### PROVIDED DATA
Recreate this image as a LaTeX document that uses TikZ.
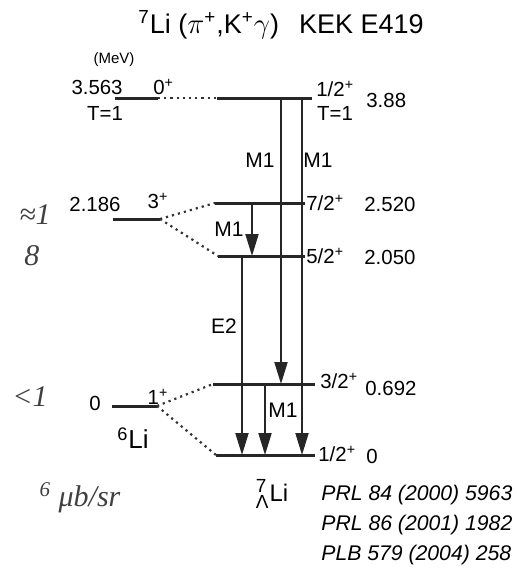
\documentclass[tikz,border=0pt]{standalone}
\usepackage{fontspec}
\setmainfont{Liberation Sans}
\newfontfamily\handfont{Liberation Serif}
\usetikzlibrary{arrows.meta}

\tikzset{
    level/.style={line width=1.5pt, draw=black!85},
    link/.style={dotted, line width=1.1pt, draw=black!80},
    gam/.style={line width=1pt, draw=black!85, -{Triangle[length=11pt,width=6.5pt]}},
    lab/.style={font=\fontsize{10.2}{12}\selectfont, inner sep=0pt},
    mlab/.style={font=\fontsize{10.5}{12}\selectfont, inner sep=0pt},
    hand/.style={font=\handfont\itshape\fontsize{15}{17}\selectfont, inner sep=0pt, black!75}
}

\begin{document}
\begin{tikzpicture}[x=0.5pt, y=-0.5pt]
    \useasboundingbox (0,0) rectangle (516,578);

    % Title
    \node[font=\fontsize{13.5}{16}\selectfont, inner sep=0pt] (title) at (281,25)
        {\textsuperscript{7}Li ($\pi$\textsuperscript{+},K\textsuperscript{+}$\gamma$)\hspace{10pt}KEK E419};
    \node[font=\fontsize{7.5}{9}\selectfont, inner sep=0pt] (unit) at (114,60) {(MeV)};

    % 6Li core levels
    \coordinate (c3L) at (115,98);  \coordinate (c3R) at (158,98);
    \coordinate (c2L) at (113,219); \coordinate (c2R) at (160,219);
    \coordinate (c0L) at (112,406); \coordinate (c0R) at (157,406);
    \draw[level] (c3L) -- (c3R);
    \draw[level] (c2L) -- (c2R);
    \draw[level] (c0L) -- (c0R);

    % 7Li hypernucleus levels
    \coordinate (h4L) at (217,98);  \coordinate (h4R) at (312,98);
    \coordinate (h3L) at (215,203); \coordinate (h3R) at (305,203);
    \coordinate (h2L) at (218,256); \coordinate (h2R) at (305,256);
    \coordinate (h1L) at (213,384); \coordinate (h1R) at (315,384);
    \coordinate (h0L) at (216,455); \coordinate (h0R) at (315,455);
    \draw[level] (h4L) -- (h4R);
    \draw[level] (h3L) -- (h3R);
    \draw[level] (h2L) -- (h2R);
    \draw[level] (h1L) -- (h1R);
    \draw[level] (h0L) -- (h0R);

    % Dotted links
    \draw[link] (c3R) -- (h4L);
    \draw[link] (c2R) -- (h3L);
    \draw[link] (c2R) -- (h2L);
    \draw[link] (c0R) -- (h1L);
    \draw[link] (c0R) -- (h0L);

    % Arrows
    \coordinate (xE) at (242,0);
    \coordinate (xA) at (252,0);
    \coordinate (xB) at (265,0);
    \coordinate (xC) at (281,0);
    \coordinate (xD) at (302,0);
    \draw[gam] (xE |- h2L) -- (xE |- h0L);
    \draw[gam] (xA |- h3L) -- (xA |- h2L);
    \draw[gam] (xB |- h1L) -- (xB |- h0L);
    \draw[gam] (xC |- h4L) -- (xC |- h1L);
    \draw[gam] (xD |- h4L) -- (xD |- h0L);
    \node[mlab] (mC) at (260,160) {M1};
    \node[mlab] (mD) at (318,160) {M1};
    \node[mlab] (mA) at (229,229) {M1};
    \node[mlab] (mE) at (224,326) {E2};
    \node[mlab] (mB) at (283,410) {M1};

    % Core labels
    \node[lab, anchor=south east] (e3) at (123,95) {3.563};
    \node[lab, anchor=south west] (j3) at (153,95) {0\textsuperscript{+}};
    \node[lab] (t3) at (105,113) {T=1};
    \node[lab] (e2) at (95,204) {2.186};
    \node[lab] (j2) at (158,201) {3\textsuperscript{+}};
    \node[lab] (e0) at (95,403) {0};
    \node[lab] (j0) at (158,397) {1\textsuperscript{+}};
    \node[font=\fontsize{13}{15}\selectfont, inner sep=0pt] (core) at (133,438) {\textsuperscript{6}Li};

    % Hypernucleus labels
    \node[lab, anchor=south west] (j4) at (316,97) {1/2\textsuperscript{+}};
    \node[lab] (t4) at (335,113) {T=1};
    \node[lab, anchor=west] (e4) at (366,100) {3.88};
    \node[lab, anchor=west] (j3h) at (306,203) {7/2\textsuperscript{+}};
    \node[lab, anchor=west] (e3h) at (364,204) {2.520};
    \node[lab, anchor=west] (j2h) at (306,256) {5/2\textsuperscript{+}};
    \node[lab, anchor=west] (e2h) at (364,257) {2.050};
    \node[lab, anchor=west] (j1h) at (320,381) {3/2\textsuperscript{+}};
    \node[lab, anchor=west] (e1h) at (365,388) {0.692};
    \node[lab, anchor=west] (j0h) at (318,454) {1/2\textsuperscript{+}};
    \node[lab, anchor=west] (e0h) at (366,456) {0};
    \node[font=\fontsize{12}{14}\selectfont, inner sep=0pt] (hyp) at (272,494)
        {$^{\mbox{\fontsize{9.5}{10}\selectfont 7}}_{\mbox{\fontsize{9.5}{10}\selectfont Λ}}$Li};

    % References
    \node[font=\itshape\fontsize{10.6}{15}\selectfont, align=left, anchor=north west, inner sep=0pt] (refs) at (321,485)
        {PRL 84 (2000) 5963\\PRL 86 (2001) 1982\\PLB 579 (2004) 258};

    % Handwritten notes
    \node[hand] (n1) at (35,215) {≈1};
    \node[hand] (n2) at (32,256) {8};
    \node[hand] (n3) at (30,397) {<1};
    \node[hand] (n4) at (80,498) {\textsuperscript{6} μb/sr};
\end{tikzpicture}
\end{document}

### TASK GOAL
Copy exactly the lines running from the beginning of the listing through the line that has "inner sep=0pt] (unit)". Drop the pictures.

### ANSWER FOR THIS EXERCISE
Recreate this image as a LaTeX document that uses TikZ.
\documentclass[tikz,border=0pt]{standalone}
\usepackage{fontspec}
\setmainfont{Liberation Sans}
\newfontfamily\handfont{Liberation Serif}
\usetikzlibrary{arrows.meta}

\tikzset{
    level/.style={line width=1.5pt, draw=black!85},
    link/.style={dotted, line width=1.1pt, draw=black!80},
    gam/.style={line width=1pt, draw=black!85, -{Triangle[length=11pt,width=6.5pt]}},
    lab/.style={font=\fontsize{10.2}{12}\selectfont, inner sep=0pt},
    mlab/.style={font=\fontsize{10.5}{12}\selectfont, inner sep=0pt},
    hand/.style={font=\handfont\itshape\fontsize{15}{17}\selectfont, inner sep=0pt, black!75}
}

\begin{document}
\begin{tikzpicture}[x=0.5pt, y=-0.5pt]
    \useasboundingbox (0,0) rectangle (516,578);

    % Title
    \node[font=\fontsize{13.5}{16}\selectfont, inner sep=0pt] (title) at (281,25)
        {\textsuperscript{7}Li ($\pi$\textsuperscript{+},K\textsuperscript{+}$\gamma$)\hspace{10pt}KEK E419};
    \node[font=\fontsize{7.5}{9}\selectfont, inner sep=0pt] (unit) at (114,60) {(MeV)};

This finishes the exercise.